Radical cleric Hashim linked to blasts

Leader of the NTJ was seen in a video taking a pledge of allegiance to IS chief Abu Bakr al-Baghdadi

April 24, 2019 10:47 pm | Updated 10:47 pm IST - Colombo

Relatives carry the coffin of a bomb blast victim for a burial ceremony at a cemetery in Colombo on April 24, 2019, three days after a series of suicide attacks targeting churches and luxury hotels in Sri Lanka.

Relatives carry the coffin of a bomb blast victim for a burial ceremony at a cemetery in Colombo on April 24, 2019, three days after a series of suicide attacks targeting churches and luxury hotels in Sri Lanka.

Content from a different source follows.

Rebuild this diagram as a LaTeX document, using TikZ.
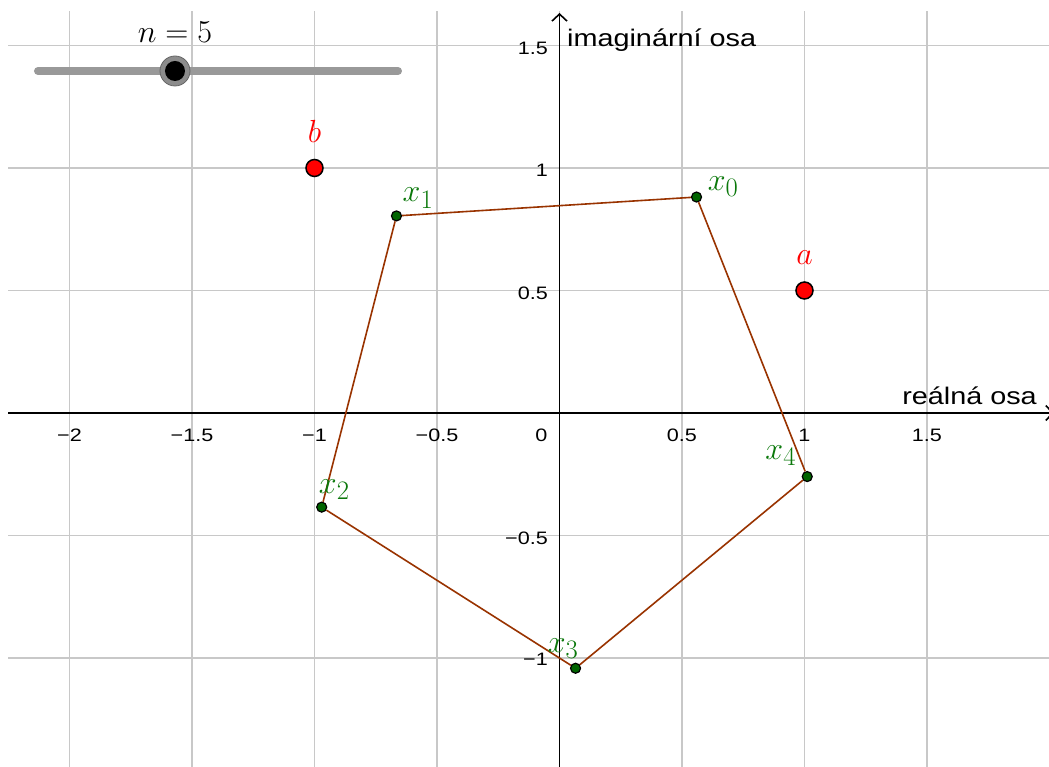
\documentclass[tikz,border=0pt]{standalone}
\usepackage{fontspec}
\usepackage{xcolor}
\usepackage{tikz}
\usetikzlibrary{arrows.meta}
\newfontfamily\geofont[FakeStretch=1.2]{Liberation Sans}
\definecolor{gridgray}{HTML}{C8C8C8}
\definecolor{edgebrown}{HTML}{993300}
\definecolor{rootgreen}{HTML}{006400}
\definecolor{lblgreen}{HTML}{0A780A}
\definecolor{givenred}{HTML}{FF0000}
\definecolor{trackgray}{HTML}{999999}
\tikzset{
  gridline/.style={draw=gridgray,line width=1.8pt},
  axisarr/.style={-{Straight Barb[length=7pt,width=15pt]},line width=1.6pt,color=black},
  edgeline/.style={line width=1.6pt,color=edgebrown},
  rootdot/.style={circle,draw=black,line width=1.2pt,fill=rootgreen,
    minimum size=10pt,inner sep=0pt},
  givendot/.style={circle,draw=black,line width=1.5pt,fill=givenred,
    minimum size=17pt,inner sep=0pt},
  rootlbl/.style={font=\Huge,scale=1.286,text=lblgreen,
    anchor=base west,inner sep=0pt},
  givenlbl/.style={font=\Huge,scale=1.286,text=givenred,
    anchor=base,inner sep=0pt},
  ticklbl/.style={font=\geofont\fontsize{18}{22}\selectfont,inner sep=0pt},
  axislbl/.style={font=\geofont\fontsize{24}{29}\selectfont,inner sep=0pt},
  slidertrack/.style={line width=8pt,line cap=round,color=trackgray},
  knobhalo/.style={circle,fill=black!45,draw=black!60,line width=0.8pt,
    minimum size=30pt,inner sep=0pt},
  knobcore/.style={circle,fill=black,minimum size=20pt,inner sep=0pt},
}

\begin{document}
\begin{tikzpicture}[x=245pt, y=245pt]
  \useasboundingbox (-2.2837,-1.4449) rectangle (1.9980,1.6857);
  \fill[white] (-2.2837,-1.4449) rectangle (1.9980,1.6857);

  % grid and axes
  \draw[gridline,step=0.5] (-2.251,-1.4449) grid (2.01,1.641);
  \draw[axisarr] (-2.251,0) -- (2.018,0);
  \draw[axisarr] (0,-1.4449) -- (0,1.6327);
  \node[axislbl, anchor=base east] (reax) at (1.949,0.0327) {reálná osa};
  \node[axislbl, anchor=base west] (imax) at (0.0306,1.4939) {imaginární osa};

  % tick labels
  \node[ticklbl, anchor=base] (tx1) at (-2,-0.1184) {−2};
  \node[ticklbl, anchor=base] (tx2) at (-1.5,-0.1184) {−1.5};
  \node[ticklbl, anchor=base] (tx3) at (-1,-0.1184) {−1};
  \node[ticklbl, anchor=base] (tx4) at (-0.5,-0.1184) {−0.5};
  \node[ticklbl, anchor=base] (tx5) at (-0.0735,-0.1184) {0};
  \node[ticklbl, anchor=base] (tx6) at (0.5,-0.1184) {0.5};
  \node[ticklbl, anchor=base] (tx7) at (1,-0.1184) {1};
  \node[ticklbl, anchor=base] (tx8) at (1.5,-0.1184) {1.5};
  \node[ticklbl, anchor=east] (ty1) at (-0.047,1.49) {1.5};
  \node[ticklbl, anchor=east] (ty2) at (-0.047,0.99) {1};
  \node[ticklbl, anchor=east] (ty3) at (-0.047,0.49) {0.5};
  \node[ticklbl, anchor=east] (ty4) at (-0.047,-0.51) {−0.5};
  \node[ticklbl, anchor=east] (ty5) at (-0.047,-1.005) {−1};

  % slider
  \draw[slidertrack] (-2.1286,1.3959) -- (-0.6592,1.3959);
  \node[knobhalo] (knob) at (-1.5694,1.3959) {};
  \node[knobcore] (knobc) at (knob) {};
  \node[givenlbl, text=black] (nlbl) at (-1.5694,1.5102) {$n=5$};

  % given points
  \node[givendot] (a) at (1,0.5) {};
  \node[givendot] (b) at (-1,1) {};
  \node[yshift=26pt, givenlbl] (la) at (a) {$a$};
  \node[yshift=25pt, givenlbl] (lb) at (b) {$b$};

  % roots
  \node[rootdot] (x0) at (57.6:1.044) {};
  \node[rootdot] (x1) at (129.6:1.044) {};
  \node[rootdot] (x2) at (201.6:1.044) {};
  \node[rootdot] (x3) at (273.6:1.044) {};
  \node[rootdot] (x4) at (345.6:1.044) {};
  \draw[edgeline] (x0) -- (x1);
  \draw[edgeline] (x1) -- (x2);
  \draw[edgeline] (x2) -- (x3);
  \draw[edgeline] (x3) -- (x4);
  \draw[edgeline] (x4) -- (x0);
  \node[xshift=11pt, yshift=7pt, rootlbl] (l0) at (x0) {$x_0$};
  \node[xshift=6pt, yshift=14pt, rootlbl] (l1) at (x1) {$x_1$};
  \node[xshift=-3pt, yshift=14pt, rootlbl] (l2) at (x2) {$x_2$};
  \node[xshift=-28pt, yshift=16pt, rootlbl] (l3) at (x3) {$x_3$};
  \node[xshift=-42pt, yshift=17pt, rootlbl] (l4) at (x4) {$x_4$};
\end{tikzpicture}
\end{document}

For years, Sri Lanka’s Muslim community warned authorities about a firebrand cleric. Now it seems Zahran Hashim may have played a key role in one of the worst attacks in the country’s history.

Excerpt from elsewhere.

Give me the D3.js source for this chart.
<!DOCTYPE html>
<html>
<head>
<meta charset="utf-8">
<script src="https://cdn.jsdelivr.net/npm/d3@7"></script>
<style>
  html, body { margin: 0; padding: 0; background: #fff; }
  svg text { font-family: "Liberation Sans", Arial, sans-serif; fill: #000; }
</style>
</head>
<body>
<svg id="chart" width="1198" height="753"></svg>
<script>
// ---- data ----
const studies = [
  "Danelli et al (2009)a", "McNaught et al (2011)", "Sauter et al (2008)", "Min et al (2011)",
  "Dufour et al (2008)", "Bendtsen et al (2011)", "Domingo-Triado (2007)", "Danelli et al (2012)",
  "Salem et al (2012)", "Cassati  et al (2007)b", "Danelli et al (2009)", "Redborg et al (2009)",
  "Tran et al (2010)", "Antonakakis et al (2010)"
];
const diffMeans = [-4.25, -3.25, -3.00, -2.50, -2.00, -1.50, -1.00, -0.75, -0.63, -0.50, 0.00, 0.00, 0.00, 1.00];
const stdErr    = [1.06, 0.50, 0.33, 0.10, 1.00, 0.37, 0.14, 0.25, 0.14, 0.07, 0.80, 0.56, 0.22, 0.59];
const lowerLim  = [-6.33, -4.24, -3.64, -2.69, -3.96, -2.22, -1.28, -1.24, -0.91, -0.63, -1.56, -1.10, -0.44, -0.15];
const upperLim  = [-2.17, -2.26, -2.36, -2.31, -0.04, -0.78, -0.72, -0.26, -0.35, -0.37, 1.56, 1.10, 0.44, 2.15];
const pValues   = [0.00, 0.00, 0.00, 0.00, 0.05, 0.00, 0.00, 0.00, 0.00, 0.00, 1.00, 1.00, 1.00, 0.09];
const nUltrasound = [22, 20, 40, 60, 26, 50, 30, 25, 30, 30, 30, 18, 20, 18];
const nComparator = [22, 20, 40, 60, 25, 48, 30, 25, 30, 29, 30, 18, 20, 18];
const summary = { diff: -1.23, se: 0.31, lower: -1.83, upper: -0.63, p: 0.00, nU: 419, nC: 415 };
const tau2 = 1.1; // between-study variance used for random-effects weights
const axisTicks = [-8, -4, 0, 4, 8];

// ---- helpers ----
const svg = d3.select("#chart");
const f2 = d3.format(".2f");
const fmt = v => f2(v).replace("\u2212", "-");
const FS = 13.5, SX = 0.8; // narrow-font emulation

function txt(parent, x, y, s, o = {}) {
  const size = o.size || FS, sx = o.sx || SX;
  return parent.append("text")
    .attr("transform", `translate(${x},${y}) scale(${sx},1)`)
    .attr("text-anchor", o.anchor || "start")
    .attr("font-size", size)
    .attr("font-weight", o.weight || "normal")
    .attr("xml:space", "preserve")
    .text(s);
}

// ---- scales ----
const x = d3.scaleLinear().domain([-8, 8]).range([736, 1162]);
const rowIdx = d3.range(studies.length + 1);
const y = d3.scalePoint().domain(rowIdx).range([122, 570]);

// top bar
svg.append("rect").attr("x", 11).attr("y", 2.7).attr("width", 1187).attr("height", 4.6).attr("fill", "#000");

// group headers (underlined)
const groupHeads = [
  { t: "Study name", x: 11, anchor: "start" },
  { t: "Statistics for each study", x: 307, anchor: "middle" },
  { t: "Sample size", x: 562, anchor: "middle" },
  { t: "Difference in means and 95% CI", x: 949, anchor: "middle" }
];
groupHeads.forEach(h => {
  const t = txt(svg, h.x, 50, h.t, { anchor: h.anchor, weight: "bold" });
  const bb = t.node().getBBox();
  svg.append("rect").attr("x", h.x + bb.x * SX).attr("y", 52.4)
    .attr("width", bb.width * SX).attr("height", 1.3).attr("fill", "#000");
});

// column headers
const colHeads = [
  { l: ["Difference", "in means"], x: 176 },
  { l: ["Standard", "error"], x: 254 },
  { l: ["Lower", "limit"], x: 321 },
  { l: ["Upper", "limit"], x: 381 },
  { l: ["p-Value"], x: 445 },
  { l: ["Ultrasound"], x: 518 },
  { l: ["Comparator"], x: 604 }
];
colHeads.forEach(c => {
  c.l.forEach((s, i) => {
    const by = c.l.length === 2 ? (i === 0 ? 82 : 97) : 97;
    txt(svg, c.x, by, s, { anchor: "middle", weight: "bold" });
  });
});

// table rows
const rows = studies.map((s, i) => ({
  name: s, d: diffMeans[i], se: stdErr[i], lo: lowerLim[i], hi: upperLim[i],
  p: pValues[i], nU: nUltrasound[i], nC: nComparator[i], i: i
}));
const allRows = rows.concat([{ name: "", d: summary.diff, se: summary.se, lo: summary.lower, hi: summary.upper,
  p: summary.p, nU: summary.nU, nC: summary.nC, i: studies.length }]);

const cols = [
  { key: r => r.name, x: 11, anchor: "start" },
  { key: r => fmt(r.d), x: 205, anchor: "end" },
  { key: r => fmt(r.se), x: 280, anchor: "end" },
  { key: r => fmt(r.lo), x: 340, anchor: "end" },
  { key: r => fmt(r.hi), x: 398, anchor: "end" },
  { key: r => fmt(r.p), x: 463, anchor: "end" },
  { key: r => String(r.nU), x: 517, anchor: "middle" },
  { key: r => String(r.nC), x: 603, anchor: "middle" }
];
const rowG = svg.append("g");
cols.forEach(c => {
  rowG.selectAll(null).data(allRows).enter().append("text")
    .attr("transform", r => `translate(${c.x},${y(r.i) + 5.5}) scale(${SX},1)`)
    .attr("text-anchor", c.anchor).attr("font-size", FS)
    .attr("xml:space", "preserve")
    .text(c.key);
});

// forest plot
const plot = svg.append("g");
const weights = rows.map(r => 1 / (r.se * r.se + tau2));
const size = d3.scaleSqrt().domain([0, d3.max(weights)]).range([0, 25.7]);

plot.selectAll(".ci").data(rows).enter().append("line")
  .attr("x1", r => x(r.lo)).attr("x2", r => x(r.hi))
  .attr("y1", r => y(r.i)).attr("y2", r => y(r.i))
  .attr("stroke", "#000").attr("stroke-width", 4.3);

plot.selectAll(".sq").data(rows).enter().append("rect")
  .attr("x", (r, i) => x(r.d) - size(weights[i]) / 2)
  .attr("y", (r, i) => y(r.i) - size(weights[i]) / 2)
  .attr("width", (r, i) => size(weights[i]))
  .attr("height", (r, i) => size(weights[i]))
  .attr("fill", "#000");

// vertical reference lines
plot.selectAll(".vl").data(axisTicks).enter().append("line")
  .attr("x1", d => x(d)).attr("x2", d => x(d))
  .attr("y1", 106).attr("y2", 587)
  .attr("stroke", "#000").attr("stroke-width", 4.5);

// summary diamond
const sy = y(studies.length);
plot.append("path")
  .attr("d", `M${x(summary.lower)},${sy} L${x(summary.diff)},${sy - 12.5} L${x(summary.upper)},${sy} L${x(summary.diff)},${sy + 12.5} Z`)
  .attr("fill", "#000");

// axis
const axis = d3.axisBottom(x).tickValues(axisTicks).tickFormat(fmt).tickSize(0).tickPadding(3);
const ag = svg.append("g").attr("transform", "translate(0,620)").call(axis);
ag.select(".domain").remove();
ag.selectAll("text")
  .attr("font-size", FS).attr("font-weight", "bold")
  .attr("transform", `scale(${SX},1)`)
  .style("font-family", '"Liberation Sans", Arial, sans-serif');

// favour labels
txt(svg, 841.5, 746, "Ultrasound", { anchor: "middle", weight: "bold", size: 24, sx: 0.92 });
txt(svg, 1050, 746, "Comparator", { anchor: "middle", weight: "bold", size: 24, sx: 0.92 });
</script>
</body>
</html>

A video released by the Islamic State group after it claimed responsibility for bombs that killed 359 people, appears to prominently feature Hashim.

The round-faced cleric is the only one of the eight figures whose face is uncovered. Dressed in a black tunic and headscarf, and carrying a rifle, Hashim is seen in the IS video leading seven people in a pledge of allegiance to the group’s chief Abu Bakr Al-Baghdadi.

The other seven all wear the same black tunics but their faces are obscured by black-and-white chequered scarves.

Sri Lanka’s government has accused Hashim indirectly, saying the Islamist group he was believed to lead — the National Thowheeth Jamaath — carried out the attacks. Hashim was identified, albeit with his name misspelled as Hashmi, by police as heading NTJ.

‘A loner’

Hashim was a virtual unknown before the onslaught. He had attracted several thousand followers on social media sites, including YouTube and Facebook, where he posted incendiary sermons.

Hilmy Ahamed, vice-president of the Muslim Council of Sri Lanka, said he had gone to local authorities with concerns about Hashim three years ago. “This person was a loner and he had radicalised young people in the guise of conducting Quran classes,” he said. “But nobody thought these people were capable of carrying out an attack of such magnitude.”

Ahamed said Hashim, who has also gone by the names Mohamed Zahran and Moulavi Hashim, was around 40 years old and from the east coast region of Batticaloa.

“Zahran belonged to an average Muslim middle-class family. He was a drop-out,” said Ahamed, adding that the cleric had studied at an Islamic college in Kattankudy, a Muslim-majority city in eastern Sri Lanka.

He was considered a menace by the local Muslim community and caused trouble at Kattankudy’s Thowheeth mosque.

Local media said Hashim formed the NTJ in Kattankudy in 2014. There was still confusion Wednesday about whether that group, or a splinter organisation, carried out the Easter attack.

“There has been a group that has split from the main body,” of the NTJ, Deputy Defence Minister Ruwan Wijewardene said. “We believe that the leader of this group has also committed suicide in one of the attacks,” he added, refusing to confirm if he was referring to Hashim or someone else.